Not for the first time (nor, one suspects, the last) BBC Radio Four’s flagship news programme Today has indulged in a silly and uninformed debate about language. You can listen to it here:
John Humphrys is a professional radio journalist. He is generally known for his aggressive interviewing style, though to me he is more renowned as a classic bad linguist; he has little knowledge of the subject, very strong opinions and easy access to the mass media. His two books about the mangling of English (Lost for Words and Beyond Words) are collections of personal bugbears about other people’s language, coupled with gloomy predictions about English going to the dogs. The usual nonsense.
In the Today programme John Humphrys invited the Shadow Foreign Office minister Chris Bryant to explain his recent assertion that French is a useless language to teach in British schools. Our country would be better served, apparently, by its children getting lessons in more useful languages like Mandarin, Arabic or Spanish. Dr Eckhardt Lubkemeier from the German Embassy was there to make the point that in his country English is the first foreign language offered to all school children because of its useful status as a world language. Other foreign languages come later.

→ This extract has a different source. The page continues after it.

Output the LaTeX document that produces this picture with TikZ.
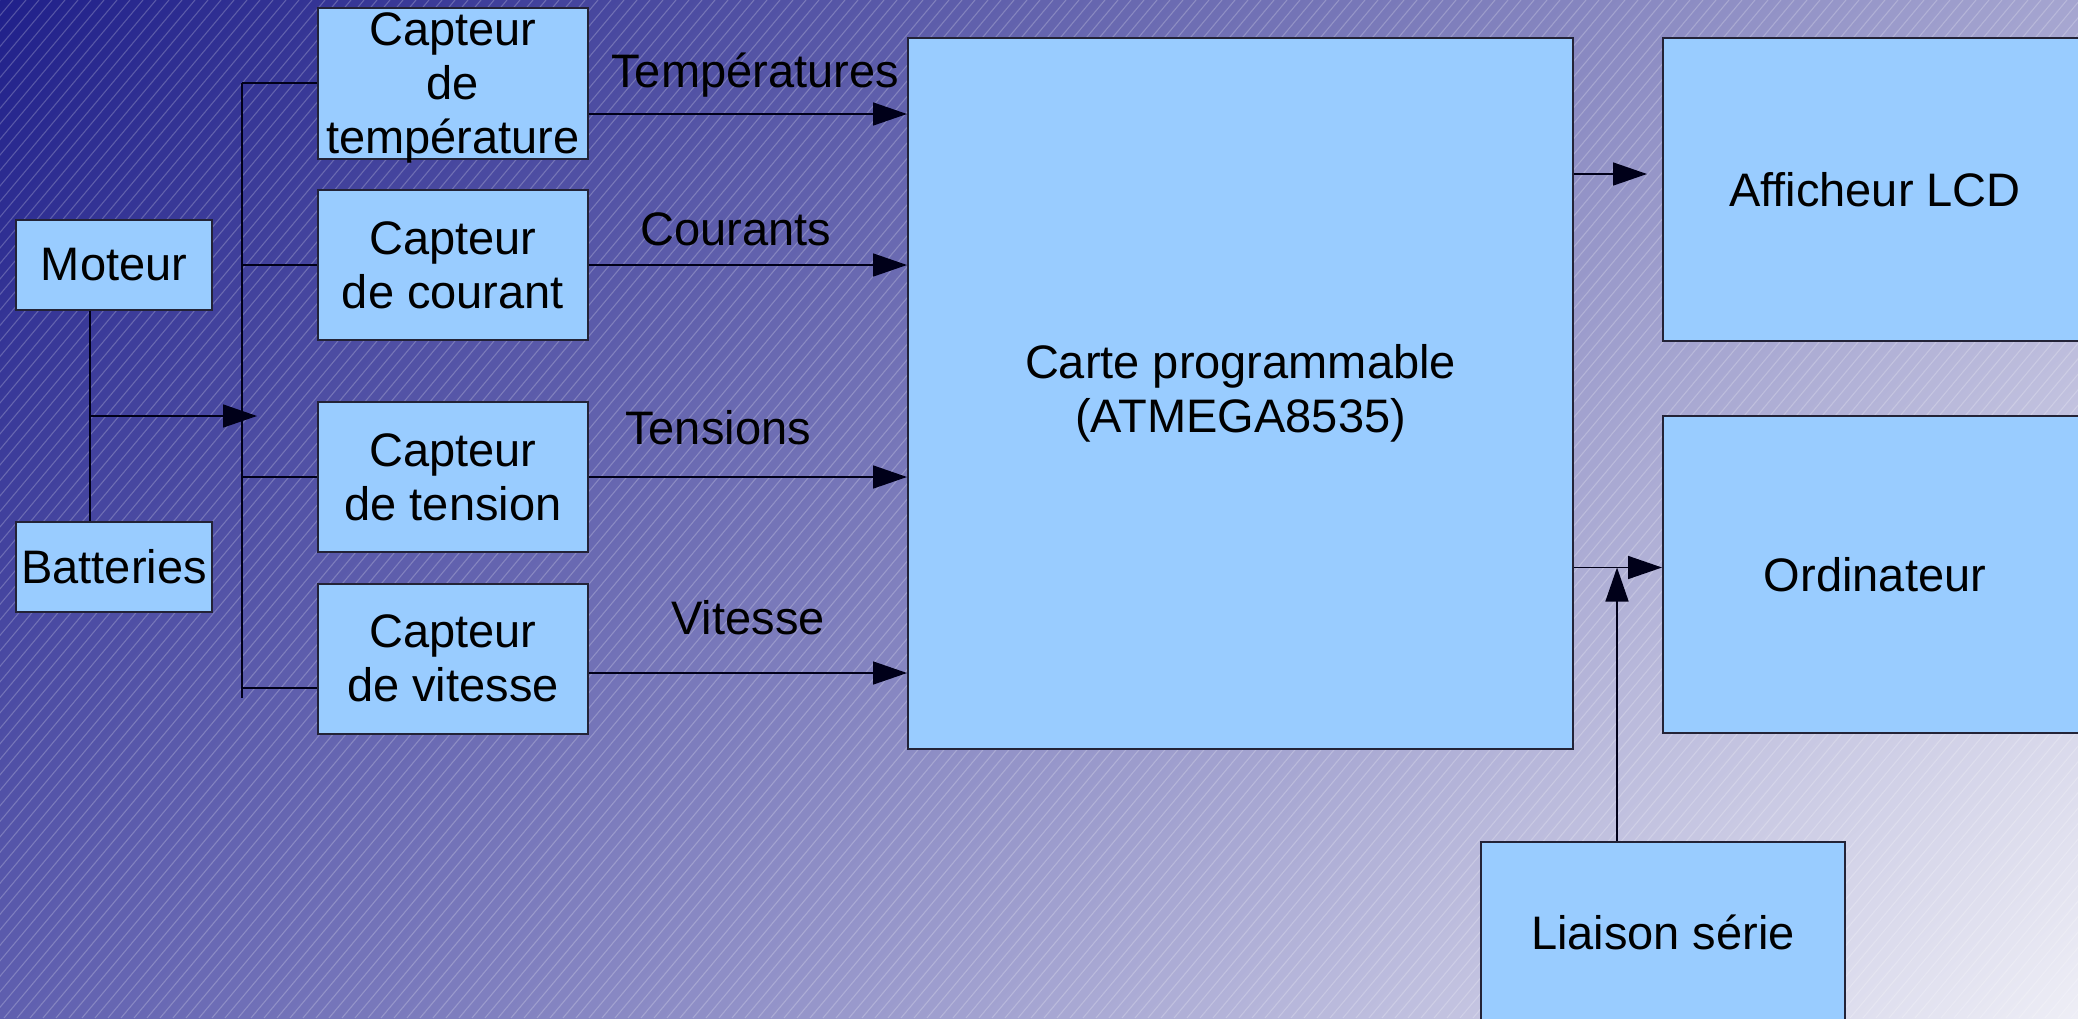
\documentclass[tikz,border=0pt]{standalone}
\usepackage{fontspec}
\setmainfont{Liberation Sans}
\usetikzlibrary{arrows.meta,calc,shadings}
\definecolor{bgTL}{RGB}{32,32,138}
\definecolor{bgTR}{RGB}{165,165,208}
\definecolor{bgBL}{RGB}{95,95,175}
\definecolor{bgBR}{RGB}{238,238,246}
\definecolor{boxblue}{RGB}{153,204,255}
\definecolor{edge}{RGB}{35,35,55}
\tikzset{
  blk/.style={draw=edge, fill=boxblue, line width=1pt, inner sep=0pt, align=center,
    font=\fontsize{23.5}{27}\selectfont},
  conn/.style={draw=black!90!blue, line width=0.8pt},
  arr/.style={conn, -{Triangle[length=17pt,width=11.5pt]}},
  lbl/.style={font=\fontsize{23.5}{27}\selectfont, inner sep=0pt},
  hatch/.style={white, opacity=0.22, line width=0.55pt}
}
\begin{document}
\begin{tikzpicture}[x=0.5pt,y=-0.5pt]
\useasboundingbox (0,0) rectangle (2078,1018);
\shade[upper left=bgTL, upper right=bgTR, lower left=bgBL, lower right=bgBR] (0,0) rectangle (2078,1018);
\begin{scope}
\clip (0,0) rectangle (2078,1018);
\foreach \x in {-880,-867,...,2090} \draw[hatch] (\x,1018) -- ++(854,-1018);
\end{scope}

% nodes
\node[blk, minimum width=98pt, minimum height=45pt] (mot) at (114,265) {Moteur};
\node[blk, minimum width=98pt, minimum height=45pt] (bat) at (114,567) {Batteries};
\node[blk, minimum width=135pt, minimum height=75.5pt, text depth=0pt] (temp) at (453,83.5) {Capteur\\de\\température};
\node[blk, minimum width=135pt, minimum height=75pt] (cour) at (453,265) {Capteur\\de courant};
\node[blk, minimum width=135pt, minimum height=75pt] (tens) at (453,477) {Capteur\\de tension};
\node[blk, minimum width=135pt, minimum height=75pt] (vit) at (453,658.5) {Capteur\\de vitesse};
\node[blk, minimum width=332.5pt, minimum height=355.5pt] (carte) at (1240.5,393.5) {Carte programmable\\(ATMEGA8535)};
\node[blk, minimum width=212pt, minimum height=151.5pt] (lcd) at (1875,189.5) {Afficheur LCD};
\node[blk, minimum width=212pt, minimum height=158.5pt] (ord) at (1875,574.5) {Ordinateur};
\node[blk, minimum width=182pt, minimum height=90pt] (lia) at (1663,932) {Liaison série};

% labels
\node[lbl] (lT) at (755,75) {Températures};
\node[lbl] (lC) at (736,229) {Courants};
\node[lbl] (lV) at (718,428) {Tensions};
\node[lbl] (lS) at (748,618) {Vitesse};

% coordinates
\coordinate (mB) at ($(mot.south)+(-24,0)$);
\coordinate (jn) at (90,416);
\coordinate (jnEnd) at (257,416);
\coordinate (busTop) at (242,83);
\coordinate (busBot) at (242,698);
\coordinate (vitB) at ($(vit.west)+(0,29.5)$);
\coordinate (tO) at ($(temp.east)+(0,30.5)$);
\coordinate (vO) at ($(vit.east)+(0,14.5)$);
\coordinate (lcdIn) at ($(lcd.west)+(-15,-15.5)$);
\coordinate (ordIn) at ($(ord.west)+(0,-7)$);
\coordinate (liaUp) at ($(lia.north)+(-46,0)$);

% Moteur - Batteries
\draw[conn] (mB) -- (mB |- bat.north);
\draw[arr] (jn) -- (jnEnd);
% bus
\draw[conn] (busTop) -- (busBot);
\draw[conn] (busTop) -- (busTop -| temp.west);
\draw[conn] (cour.west -| busTop) -- (cour.west);
\draw[conn] (tens.west -| busTop) -- (tens.west);
\draw[conn] (vitB -| busTop) -- (vitB);
% sensors to carte
\draw[arr] (tO) -- (tO -| carte.west);
\draw[arr] (cour.east) -- (cour.east -| carte.west);
\draw[arr] (tens.east) -- (tens.east -| carte.west);
\draw[arr] (vO) -- (vO -| carte.west);
% outputs
\draw[arr] (lcdIn -| carte.east) -- (lcdIn);
\draw[arr] (ordIn -| carte.east) -- (ordIn);
\draw[arr] (liaUp) -- (liaUp |- ordIn);
\end{tikzpicture}
\end{document}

Before the discussion can develop about what makes a language important enough for it to be taught in schools, or what makes a language attractive enough for children to want to learn it, John Humphrys butts in. He says you can stop people in the street in Germany and they will speak back to you in English, and he laughs at the thought of anyone in the UK addressing a passer-by in a foreign language and getting an answer. Clearly it’s our own stupid fault. As a nation we are utterly useless at foreign languages. And this is not good for us because being bilingual makes you more intelligent. Or so he thinks.
Bad linguists love assertions about language based on personal anecdote and/or vague references of research somewhere done by ‘them’. This is Humphrys on how he knows that bilingualism increases intelligence:
“What they have discovered since they have been teaching many, many more children in Wales through the medium of Welsh, [is that] they are learning Welsh and that is improving their overall academic capabilities. I’ve got grandchildren who speak fluently a number of different languages from the age of zero, and they are brighter. I don’t think there is any doubt about that.”

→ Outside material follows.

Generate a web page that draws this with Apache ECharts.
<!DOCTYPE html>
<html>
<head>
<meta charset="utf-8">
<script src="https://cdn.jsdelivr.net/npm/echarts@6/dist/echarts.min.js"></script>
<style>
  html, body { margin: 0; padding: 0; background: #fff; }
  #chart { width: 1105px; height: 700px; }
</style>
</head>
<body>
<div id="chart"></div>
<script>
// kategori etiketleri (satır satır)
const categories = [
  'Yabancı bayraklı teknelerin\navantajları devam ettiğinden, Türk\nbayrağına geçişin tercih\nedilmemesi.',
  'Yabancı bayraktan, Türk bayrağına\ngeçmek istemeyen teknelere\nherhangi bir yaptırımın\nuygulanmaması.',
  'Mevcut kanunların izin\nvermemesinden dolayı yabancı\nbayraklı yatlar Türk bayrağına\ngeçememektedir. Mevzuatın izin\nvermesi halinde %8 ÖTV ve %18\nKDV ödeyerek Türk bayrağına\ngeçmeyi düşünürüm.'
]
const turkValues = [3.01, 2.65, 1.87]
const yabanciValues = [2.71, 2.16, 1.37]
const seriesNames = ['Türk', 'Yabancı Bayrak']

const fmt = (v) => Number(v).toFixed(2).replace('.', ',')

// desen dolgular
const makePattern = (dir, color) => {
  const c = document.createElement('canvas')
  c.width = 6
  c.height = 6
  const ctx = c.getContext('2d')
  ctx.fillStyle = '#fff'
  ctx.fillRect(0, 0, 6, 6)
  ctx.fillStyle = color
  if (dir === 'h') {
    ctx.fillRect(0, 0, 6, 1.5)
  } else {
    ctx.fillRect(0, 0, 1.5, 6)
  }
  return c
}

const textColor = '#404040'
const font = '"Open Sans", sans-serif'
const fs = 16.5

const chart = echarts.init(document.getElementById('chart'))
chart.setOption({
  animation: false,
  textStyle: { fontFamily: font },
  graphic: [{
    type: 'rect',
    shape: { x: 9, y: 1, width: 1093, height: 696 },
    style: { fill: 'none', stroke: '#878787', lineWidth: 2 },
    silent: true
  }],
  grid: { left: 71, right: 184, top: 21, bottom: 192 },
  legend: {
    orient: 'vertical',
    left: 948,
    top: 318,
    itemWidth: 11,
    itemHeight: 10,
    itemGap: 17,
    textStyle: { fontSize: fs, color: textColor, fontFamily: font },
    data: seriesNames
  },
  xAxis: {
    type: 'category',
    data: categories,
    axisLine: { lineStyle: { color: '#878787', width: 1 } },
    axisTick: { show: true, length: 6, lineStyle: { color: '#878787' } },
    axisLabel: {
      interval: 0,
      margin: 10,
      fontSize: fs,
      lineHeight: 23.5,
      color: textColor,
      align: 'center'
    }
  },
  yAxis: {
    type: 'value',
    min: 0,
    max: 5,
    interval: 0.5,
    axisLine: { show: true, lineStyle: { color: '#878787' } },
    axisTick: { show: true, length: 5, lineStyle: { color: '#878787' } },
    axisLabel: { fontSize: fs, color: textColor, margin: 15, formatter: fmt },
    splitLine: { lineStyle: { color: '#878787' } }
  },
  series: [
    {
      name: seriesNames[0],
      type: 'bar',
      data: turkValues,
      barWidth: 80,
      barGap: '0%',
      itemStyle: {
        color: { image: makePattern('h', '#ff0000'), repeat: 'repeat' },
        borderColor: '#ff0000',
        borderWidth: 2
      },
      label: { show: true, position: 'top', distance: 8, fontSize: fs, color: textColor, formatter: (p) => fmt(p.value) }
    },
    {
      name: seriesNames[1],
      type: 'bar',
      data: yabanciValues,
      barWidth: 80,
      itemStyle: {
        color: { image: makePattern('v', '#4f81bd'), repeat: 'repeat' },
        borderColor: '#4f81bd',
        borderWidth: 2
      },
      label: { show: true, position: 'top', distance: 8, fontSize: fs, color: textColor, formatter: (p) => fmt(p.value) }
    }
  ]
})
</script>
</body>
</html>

Now, I am happy to accept that John Humphrys’ grandchildren are bright. But there is no way to test whether their brightness has been influenced by being fluent in a number of languages. It remains an assertion, possibly coloured by grandfatherly pride. It is not hard to test whether there is a statistically significant difference between the measured intelligence of monolinguals and bilinguals, and it has in fact been done. As far as I know, no-one has turned up evidence of any difference at all. Bilingualism neither increases nor decreases intelligence. It’s neutral. If Welsh-medium teaching has had a good effect in Wales, it’s not down to the pupils’ brains getting a linguistic boost.
Even if we can dismiss the claim that language learning is good for the brain, we are left with the idea that language learning is good for the economy. This is surely Chris Bryant’s point: we should invest vast quantities of public funds in teaching languages such as Mandarin, Arabic or Spanish because we need the next generation of British entrepreneurs to have those language skills when they wade into the markets of South America, China and the Middle East.

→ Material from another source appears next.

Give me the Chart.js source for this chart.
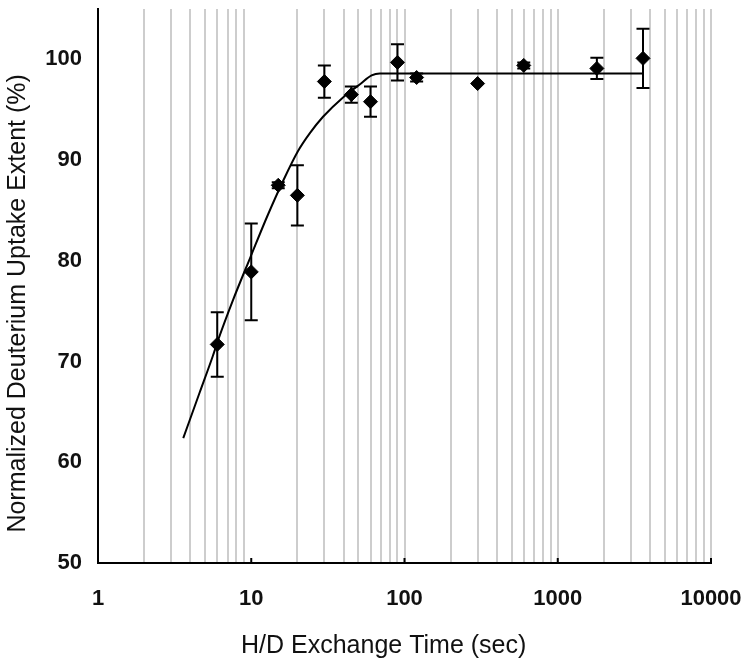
<!DOCTYPE html>
<html>
<head>
<meta charset="utf-8">
<script src="https://cdn.jsdelivr.net/npm/chart.js@4"></script>
<style>body{margin:0;background:#fff}</style>
</head>
<body>
<canvas id="chart" width="749" height="666"></canvas>
<script>
// measured points (sec, % uptake, +/- error)
const times = [6, 10, 15, 20, 30, 45, 60, 90, 120, 300, 600, 1800, 3600];
const uptake = [71.7, 78.9, 87.5, 86.5, 97.8, 96.5, 95.8, 99.7, 98.2, 97.6, 99.4, 99.1, 100.1];
const uptakeErr = [3.2, 4.8, 0.3, 3.0, 1.6, 0.8, 1.5, 1.8, 0.4, 0, 0.3, 1.05, 2.95];

// fitted curve
const fitTimes = [3.6, 4.6, 5.6, 6.1, 7.6, 9.9, 12.7, 16.1, 20.2, 24.2, 29.4, 40.2, 51, 61, 69, 3600];
const fitUptake = [62.4, 66.9, 70.5, 72.2, 76.1, 80.4, 84.4, 87.9, 90.9, 92.7, 94.3, 96.3, 97.5, 98.4, 98.6, 98.6];

const xTickValues = [1, 2, 3, 4, 5, 6, 7, 8, 9,
    10, 20, 30, 40, 50, 60, 70, 80, 90,
    100, 200, 300, 400, 500, 600, 700, 800, 900,
    1000, 2000, 3000, 4000, 5000, 6000, 7000, 8000, 9000, 10000];
const xLabelValues = [1, 10, 100, 1000, 10000];
const yTickValues = [50, 60, 70, 80, 90, 100];

const fontFamily = "'Liberation Sans', Arial, sans-serif";

// error bars + inner tick marks, drawn from the chart's own scales
const errorBarPlugin = {
    id: 'errorBars',
    afterDatasetsDraw(chart) {
        const ctx = chart.ctx;
        const xs = chart.scales.x;
        const ys = chart.scales.y;
        ctx.save();
        ctx.strokeStyle = '#000';
        ctx.lineWidth = 2;
        times.forEach((t, i) => {
            const e = uptakeErr[i];
            if (!e) return;
            const px = xs.getPixelForValue(t);
            const top = ys.getPixelForValue(uptake[i] + e);
            const bot = ys.getPixelForValue(uptake[i] - e);
            ctx.beginPath();
            ctx.moveTo(px, top); ctx.lineTo(px, bot);
            ctx.moveTo(px - 6.5, top); ctx.lineTo(px + 6.5, top);
            ctx.moveTo(px - 6.5, bot); ctx.lineTo(px + 6.5, bot);
            ctx.stroke();
        });
        // small inward ticks at decades
        const base = chart.chartArea.bottom;
        xLabelValues.slice(1).forEach(v => {
            const px = xs.getPixelForValue(v);
            ctx.beginPath();
            ctx.moveTo(px, base); ctx.lineTo(px, base - 5);
            ctx.stroke();
        });
        ctx.restore();
    }
};

new Chart(document.getElementById('chart'), {
    type: 'scatter',
    data: {
        datasets: [
            {
                label: 'Measured',
                data: times.map((t, i) => ({x: t, y: uptake[i]})),
                pointStyle: 'rectRot',
                pointRadius: 7,
                pointHoverRadius: 7,
                backgroundColor: '#000',
                borderColor: '#000',
                borderWidth: 1
            },
            {
                label: 'Fit',
                type: 'line',
                data: fitTimes.map((t, i) => ({x: t, y: fitUptake[i]})),
                borderColor: '#000',
                borderWidth: 2,
                pointRadius: 0,
                fill: false,
                cubicInterpolationMode: 'monotone'
            }
        ]
    },
    options: {
        responsive: false,
        animation: false,
        layout: {padding: {top: 9, right: 38, left: 0, bottom: 0}},
        plugins: {
            legend: {display: false},
            tooltip: {enabled: false}
        },
        scales: {
            x: {
                type: 'logarithmic',
                min: 1,
                max: 10000,
                afterBuildTicks: (scale) => {
                    scale.ticks = xTickValues.map(v => ({value: v}));
                },
                afterFit: (scale) => {
                    scale.height = 103;
                    scale.paddingLeft = 0;
                    scale.paddingRight = 0;
                },
                ticks: {
                    autoSkip: false,
                    maxRotation: 0,
                    padding: 23,
                    color: '#111',
                    font: {family: fontFamily, size: 22, weight: 'bold'},
                    callback: (v) => xLabelValues.includes(v) ? String(v) : ''
                },
                grid: {
                    drawTicks: false,
                    lineWidth: 2,
                    color: (c) => (c.tick && (c.tick.value === 1 || c.tick.value === 10)) ? 'rgba(0,0,0,0)' : '#cdcdcd'
                },
                border: {display: true, color: '#000', width: 2},
                title: {
                    display: true,
                    // trailing spaces nudge the centred title left, as in the original
                    text: 'H/D Exchange Time (sec)      ',
                    color: '#111',
                    padding: {top: 0, bottom: 5},
                    font: {family: fontFamily, size: 25}
                }
            },
            y: {
                type: 'linear',
                min: 50,
                max: 105,
                afterBuildTicks: (scale) => {
                    scale.ticks = yTickValues.map(v => ({value: v}));
                },
                afterFit: (scale) => {
                    scale.width = 98;
                    scale.paddingTop = 0;
                    scale.paddingBottom = 0;
                },
                ticks: {
                    padding: 16,
                    color: '#111',
                    font: {family: fontFamily, size: 22, weight: 'bold'}
                },
                grid: {display: false, drawTicks: false},
                border: {display: true, color: '#000', width: 2},
                title: {
                    display: true,
                    text: 'Normalized Deuterium Uptake Extent (%)     ',
                    color: '#111',
                    padding: {top: 3, bottom: 0},
                    font: {family: fontFamily, size: 25}
                }
            }
        }
    },
    plugins: [errorBarPlugin]
});
</script>
</body>
</html>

Alas, you can lead a child to a language but you cannot make him learn it. Although inspired teaching and frequent exposure are important for success, the crucial factor remains motivation; children will not apply themselves to learn a language unless they see the need. If the world of the internet, blockbuster films, popular music, and international sport were mostly conducted in French or Danish or Russian, British children would eagerly and successfully learn French or Danish or Russian because it would be cool. If you want to teach them Chinese or Arabic or Spanish, then those languages need to get much cooler than they are now.
At the close of the discussion Dr Eckhardt Lubkemeier returns to the assertion that language learning is not all about mere usefulness. Mental skills, creativity, and logical thinking are all promoted, he says, by learning a foreign language. Not only does he need a bit of empirical evidence for these claims, he also needs to show how he would sell the promise of increased logical thinking, creativity and mental skills to a class of typical British schoolchildren. It would surely be as difficult as selling them the idea that when they are grown up they can use their Mandarin to negotiate contracts in China.